AFN hears from urban First Nations residents
September 9, 2016. The Assembly of First Nations held its first urban outreach forum Thursday in Edmonton. "The AFN always ensures the urban dimension is reflected in our plans and priorities. The urban outreach forums are part of our effort to meet the needs of First Nations wherever they choose to reside," said Regional Chief Craig Makinaw in a statement. Participants included urban First Nations people, leaders and representatives from urban organizations, who touched on such topics as First Nations' evolving needs and priorities in the urban landscape, portability of rights, the intersections of issues and services, and how services can better address urban realities. Edmonton was the first in a series of gatherings to be held as part of the AFN's broader urban strategy to advance the rights and priorities of First Nations living in urban settings and to inform AFN’s work surrounding the federal Urban Aboriginal Strategy.
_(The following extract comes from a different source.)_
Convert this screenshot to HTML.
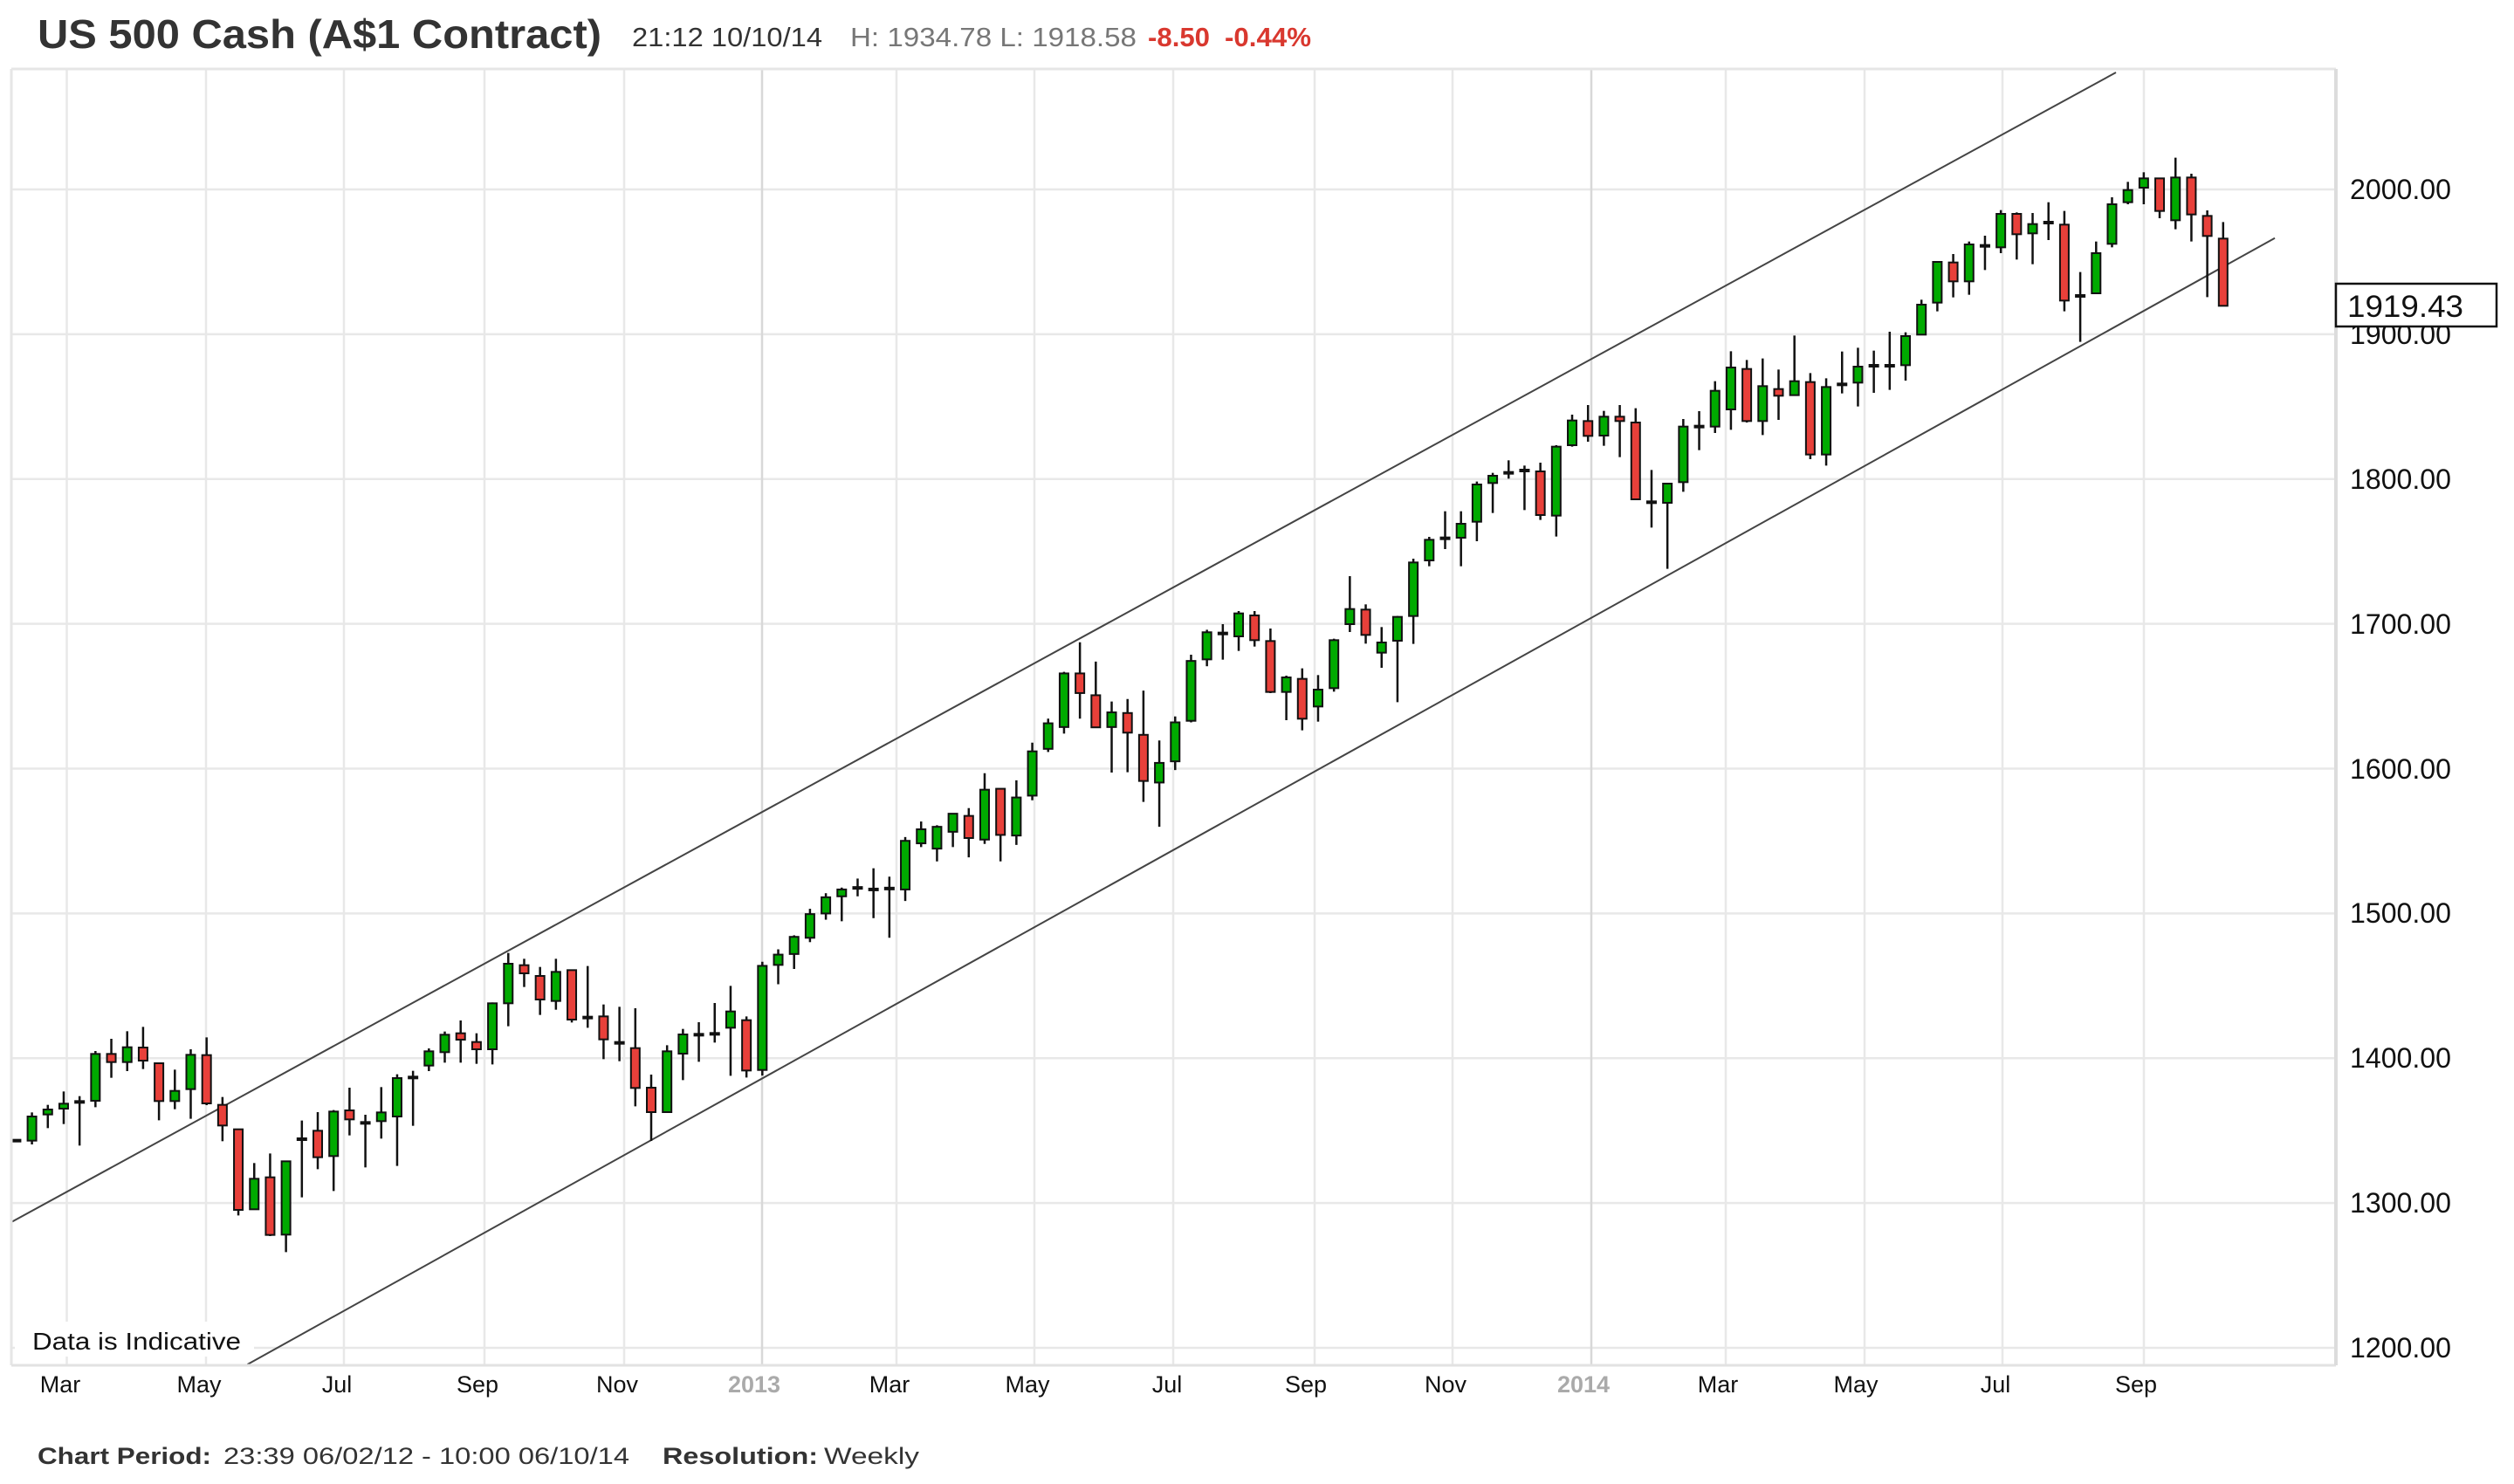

First Nations entrepreneurs to be recognized for forestry-based business
September 9, 2016. Nominations are now being accepted for the seventh annual Aboriginal Business Leadership Award presented by the Canadian Council for Aboriginal Business and the Forest Products Association of Canada. The $5,000 award recognizes and celebrates First Nations entrepreneurs for their success in a forest products business that exemplifies business leadership, exceptional environmental and safety performance and the delivery of high-quality products and services. The recipient must also demonstrate a strong, long-term commitment to the Aboriginal community, particularly in supporting Aboriginal employment. "The forest sector and aboriginal communities work closely together to create and ensure ongoing sustainable economic prosperity," said JP Gladu, the President, and CEO of CCAB. There are now approximately 1,400 Aboriginal-owned (forest-related) businesses in Canada, and about 17,000 Aboriginal Canadians working in the sector, making the forest products industry one of the largest employer for First Nations workers. Nominations for the award will be accepted until Sept. 26. The winner will be acknowledged at the Aboriginal Economic Development Corporation Conference in Banff Oct. 19 and 20.
Province appoints federal MMIWG commissioners under Public Inquires Act
September 9, 2016. Orders in Council approved Thursday by the Alberta government appoints the commissioners selected by the federal government for the national murder and missing Indigenous women and girls inquiry under the province’s Public Inquiries Act. In a joint statement delivered by the province’s ministers of Indigenous relations and status of women, they said the five commissioners were given authority “to examine areas of provincial jurisdiction, such as child welfare, education and the justice system – to understand and address causes leading to missing and murdered Indigenous women and girls.” They said the work in Alberta and the rest of the country needed to lead to “meaningful action” that resulted in the safety of Aboriginal women and girls.